Ephesians 5:28 – In the same way husbands should love their wives as their own bodies. He who loves his wife loves himself. 

If you’re a husband whose wife is having a tough season, or even a tough day, where the Enemy is attacking her, one of the most powerful things you can do is model the ministry of presence. 

There are times when people are hurting and struggling and there’s nothing you can do. Especially for men, you’re problem solvers. If there’s something you can do or fix, you’re involved, but if not, you just don’t engage. 

Sometimes there’s nothing you can do, nothing you can say, so we try to fill the void with theological conjecture like Romans 8:28, “And we know that for those who love God all things work together for good, for those who are called according to his purpose.” While this is true, because it’s part of the infallible Word of God, it’s not always helpful in the moment.

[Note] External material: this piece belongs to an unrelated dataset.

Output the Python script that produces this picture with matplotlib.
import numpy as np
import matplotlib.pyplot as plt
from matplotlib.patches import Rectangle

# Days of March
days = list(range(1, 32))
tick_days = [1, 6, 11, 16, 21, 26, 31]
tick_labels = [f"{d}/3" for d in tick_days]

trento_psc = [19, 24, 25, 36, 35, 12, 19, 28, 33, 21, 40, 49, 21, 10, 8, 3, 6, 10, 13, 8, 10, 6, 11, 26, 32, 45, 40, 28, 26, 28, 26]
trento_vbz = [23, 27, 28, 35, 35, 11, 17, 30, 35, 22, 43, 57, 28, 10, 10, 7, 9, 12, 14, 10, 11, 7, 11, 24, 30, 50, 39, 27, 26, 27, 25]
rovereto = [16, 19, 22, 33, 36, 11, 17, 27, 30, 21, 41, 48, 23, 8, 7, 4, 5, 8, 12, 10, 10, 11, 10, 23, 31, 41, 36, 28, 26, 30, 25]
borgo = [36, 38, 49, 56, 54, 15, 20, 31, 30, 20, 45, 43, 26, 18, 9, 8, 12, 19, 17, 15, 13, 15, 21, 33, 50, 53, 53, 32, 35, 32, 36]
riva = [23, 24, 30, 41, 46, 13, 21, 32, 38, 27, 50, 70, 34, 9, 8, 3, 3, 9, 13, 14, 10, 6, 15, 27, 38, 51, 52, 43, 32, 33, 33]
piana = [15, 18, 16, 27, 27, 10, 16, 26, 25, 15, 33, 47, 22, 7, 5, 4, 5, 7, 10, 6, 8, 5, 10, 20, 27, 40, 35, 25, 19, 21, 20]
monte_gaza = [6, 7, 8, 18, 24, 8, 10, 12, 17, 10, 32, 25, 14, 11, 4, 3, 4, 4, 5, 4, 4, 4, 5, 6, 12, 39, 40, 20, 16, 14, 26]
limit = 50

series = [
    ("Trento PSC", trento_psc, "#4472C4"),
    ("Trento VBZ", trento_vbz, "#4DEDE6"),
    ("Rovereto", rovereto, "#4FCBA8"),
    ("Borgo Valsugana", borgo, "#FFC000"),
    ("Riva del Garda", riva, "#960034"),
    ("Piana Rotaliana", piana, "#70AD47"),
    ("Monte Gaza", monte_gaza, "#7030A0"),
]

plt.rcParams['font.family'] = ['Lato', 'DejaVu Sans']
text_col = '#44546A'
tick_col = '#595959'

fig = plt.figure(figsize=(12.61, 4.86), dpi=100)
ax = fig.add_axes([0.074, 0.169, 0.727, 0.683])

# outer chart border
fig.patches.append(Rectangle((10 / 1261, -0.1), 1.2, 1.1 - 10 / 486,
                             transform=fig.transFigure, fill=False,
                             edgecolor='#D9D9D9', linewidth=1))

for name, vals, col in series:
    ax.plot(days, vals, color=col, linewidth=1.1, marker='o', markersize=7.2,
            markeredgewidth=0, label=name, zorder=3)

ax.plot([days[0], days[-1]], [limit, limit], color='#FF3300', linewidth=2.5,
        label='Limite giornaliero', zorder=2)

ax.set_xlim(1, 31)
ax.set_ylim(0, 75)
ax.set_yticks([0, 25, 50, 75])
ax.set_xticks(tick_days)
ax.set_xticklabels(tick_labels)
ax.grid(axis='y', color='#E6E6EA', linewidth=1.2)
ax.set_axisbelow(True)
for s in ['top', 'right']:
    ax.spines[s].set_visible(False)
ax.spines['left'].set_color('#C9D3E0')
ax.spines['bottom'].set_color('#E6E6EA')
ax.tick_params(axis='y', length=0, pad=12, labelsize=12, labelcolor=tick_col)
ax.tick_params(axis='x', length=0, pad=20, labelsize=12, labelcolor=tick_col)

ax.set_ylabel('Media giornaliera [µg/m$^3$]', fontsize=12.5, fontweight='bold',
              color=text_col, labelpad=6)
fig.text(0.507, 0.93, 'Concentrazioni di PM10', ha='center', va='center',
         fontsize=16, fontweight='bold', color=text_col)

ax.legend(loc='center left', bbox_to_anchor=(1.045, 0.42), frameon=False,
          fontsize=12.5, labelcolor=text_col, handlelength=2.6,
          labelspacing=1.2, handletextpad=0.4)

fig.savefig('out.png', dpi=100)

Scripture does tell husbands to wash their wives in the Word (Ephesians 5:25-27) and that’s one of the most amazing things a husband can do for his wife – sit with her, pray with her, share the Word with her, let her ask questions, help her with truth when she’s believing lies. Not in a religious way, not in a condemning way. Know that God can heal the broken places and will do an even better job than you will. 

As men, we often try to reduce everything to the lowest level of complexity. We prefer things that are predictable and operate according to a pattern. This, however, is not how God made a woman. Building a relationship with a woman is nothing like building Ikea furniture. A woman is a wonderful, beautiful, complete and total mystery. You can no more read her mind than you can read the wind or ancient hieroglyphics. 

There’s really only one guaranteed way to understand your wife and serve her in a helpful way – ask her! Your wife knows what she’s thinking, feeling, and needing. In the moments where she is struggling and you need to be serving, just tell her that you love her, don’t know what to say or do (this won’t take her by surprise since she already knows that you don’t know), pray over her, and then look her in the eye and ask her how you can be the best possible friend and husband to her in that moment. 

Whatever her answer is, don’t argue or make a joke. If you need to go to the store and buy ice cream, watch a rom com movie holding her on the couch, or, perhaps most difficult of all, just listen for a few hours without providing a solution, then give it the old Boy Scout try.How can you encourage your spouse in an area where they’re insecure or being attacked by the Enemy?